• Problem to solve
Reproduce the listing below character for character; drop every image.

• Data segment
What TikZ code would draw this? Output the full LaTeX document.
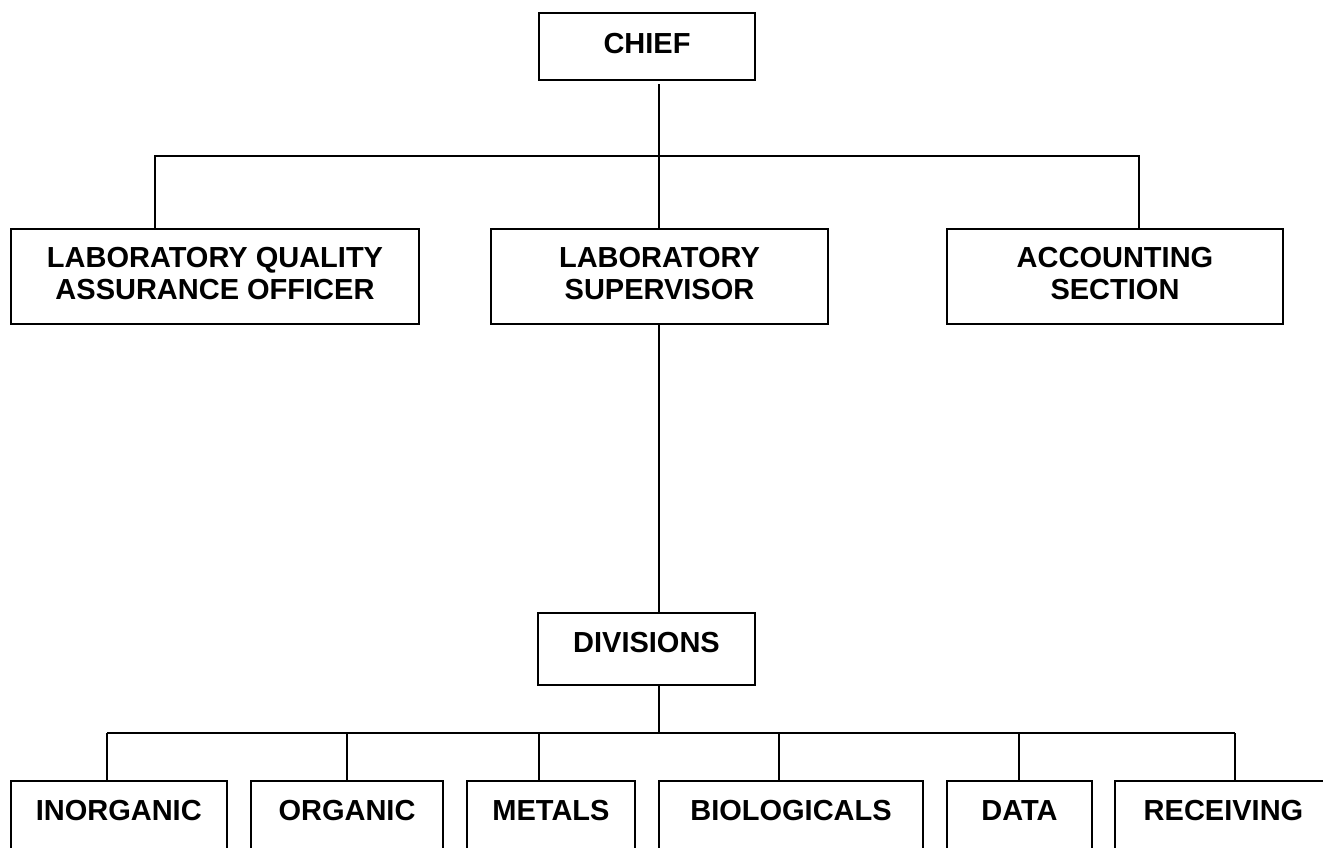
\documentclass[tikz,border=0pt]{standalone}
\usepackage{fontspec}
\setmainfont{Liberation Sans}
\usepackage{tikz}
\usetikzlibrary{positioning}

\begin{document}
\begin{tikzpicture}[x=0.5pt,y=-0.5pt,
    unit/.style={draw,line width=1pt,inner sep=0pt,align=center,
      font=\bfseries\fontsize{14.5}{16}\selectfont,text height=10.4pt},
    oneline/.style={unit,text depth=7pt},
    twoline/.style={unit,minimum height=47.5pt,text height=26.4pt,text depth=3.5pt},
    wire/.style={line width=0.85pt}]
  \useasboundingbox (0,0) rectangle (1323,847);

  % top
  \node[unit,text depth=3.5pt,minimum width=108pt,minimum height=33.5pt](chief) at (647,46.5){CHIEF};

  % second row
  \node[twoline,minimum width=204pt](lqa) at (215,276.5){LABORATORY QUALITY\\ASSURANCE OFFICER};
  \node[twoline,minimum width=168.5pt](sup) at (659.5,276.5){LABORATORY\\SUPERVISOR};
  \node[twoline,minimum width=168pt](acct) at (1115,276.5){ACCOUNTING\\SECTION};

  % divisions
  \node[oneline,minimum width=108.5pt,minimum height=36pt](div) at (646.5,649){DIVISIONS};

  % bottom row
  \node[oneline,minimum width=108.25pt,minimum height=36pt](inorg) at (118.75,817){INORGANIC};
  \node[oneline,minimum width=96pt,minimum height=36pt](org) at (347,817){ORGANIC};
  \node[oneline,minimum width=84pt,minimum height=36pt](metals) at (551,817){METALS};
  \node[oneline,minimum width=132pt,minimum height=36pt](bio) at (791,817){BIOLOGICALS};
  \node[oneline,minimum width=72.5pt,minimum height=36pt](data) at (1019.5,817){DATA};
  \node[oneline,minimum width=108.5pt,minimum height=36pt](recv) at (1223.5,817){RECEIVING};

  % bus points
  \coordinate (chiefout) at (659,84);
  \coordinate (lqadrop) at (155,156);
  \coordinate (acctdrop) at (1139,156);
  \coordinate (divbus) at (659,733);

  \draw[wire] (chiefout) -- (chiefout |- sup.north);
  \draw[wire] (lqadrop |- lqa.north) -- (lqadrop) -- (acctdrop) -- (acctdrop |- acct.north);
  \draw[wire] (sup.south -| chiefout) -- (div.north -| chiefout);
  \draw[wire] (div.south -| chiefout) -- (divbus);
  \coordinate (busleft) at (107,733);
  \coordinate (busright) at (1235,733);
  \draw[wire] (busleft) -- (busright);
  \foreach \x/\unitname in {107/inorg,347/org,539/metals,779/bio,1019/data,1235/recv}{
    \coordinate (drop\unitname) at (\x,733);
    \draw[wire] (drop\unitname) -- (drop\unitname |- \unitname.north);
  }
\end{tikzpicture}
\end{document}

• Exercise response
What TikZ code would draw this? Output the full LaTeX document.
\documentclass[tikz,border=0pt]{standalone}
\usepackage{fontspec}
\setmainfont{Liberation Sans}
\usepackage{tikz}
\usetikzlibrary{positioning}

\begin{document}
\begin{tikzpicture}[x=0.5pt,y=-0.5pt,
    unit/.style={draw,line width=1pt,inner sep=0pt,align=center,
      font=\bfseries\fontsize{14.5}{16}\selectfont,text height=10.4pt},
    oneline/.style={unit,text depth=7pt},
    twoline/.style={unit,minimum height=47.5pt,text height=26.4pt,text depth=3.5pt},
    wire/.style={line width=0.85pt}]
  \useasboundingbox (0,0) rectangle (1323,847);

  % top
  \node[unit,text depth=3.5pt,minimum width=108pt,minimum height=33.5pt](chief) at (647,46.5){CHIEF};

  % second row
  \node[twoline,minimum width=204pt](lqa) at (215,276.5){LABORATORY QUALITY\\ASSURANCE OFFICER};
  \node[twoline,minimum width=168.5pt](sup) at (659.5,276.5){LABORATORY\\SUPERVISOR};
  \node[twoline,minimum width=168pt](acct) at (1115,276.5){ACCOUNTING\\SECTION};

  % divisions
  \node[oneline,minimum width=108.5pt,minimum height=36pt](div) at (646.5,649){DIVISIONS};

  % bottom row
  \node[oneline,minimum width=108.25pt,minimum height=36pt](inorg) at (118.75,817){INORGANIC};
  \node[oneline,minimum width=96pt,minimum height=36pt](org) at (347,817){ORGANIC};
  \node[oneline,minimum width=84pt,minimum height=36pt](metals) at (551,817){METALS};
  \node[oneline,minimum width=132pt,minimum height=36pt](bio) at (791,817){BIOLOGICALS};
  \node[oneline,minimum width=72.5pt,minimum height=36pt](data) at (1019.5,817){DATA};
  \node[oneline,minimum width=108.5pt,minimum height=36pt](recv) at (1223.5,817){RECEIVING};

  % bus points
  \coordinate (chiefout) at (659,84);
  \coordinate (lqadrop) at (155,156);
  \coordinate (acctdrop) at (1139,156);
  \coordinate (divbus) at (659,733);

  \draw[wire] (chiefout) -- (chiefout |- sup.north);
  \draw[wire] (lqadrop |- lqa.north) -- (lqadrop) -- (acctdrop) -- (acctdrop |- acct.north);
  \draw[wire] (sup.south -| chiefout) -- (div.north -| chiefout);
  \draw[wire] (div.south -| chiefout) -- (divbus);
  \coordinate (busleft) at (107,733);
  \coordinate (busright) at (1235,733);
  \draw[wire] (busleft) -- (busright);
  \foreach \x/\unitname in {107/inorg,347/org,539/metals,779/bio,1019/data,1235/recv}{
    \coordinate (drop\unitname) at (\x,733);
    \draw[wire] (drop\unitname) -- (drop\unitname |- \unitname.north);
  }
\end{tikzpicture}
\end{document}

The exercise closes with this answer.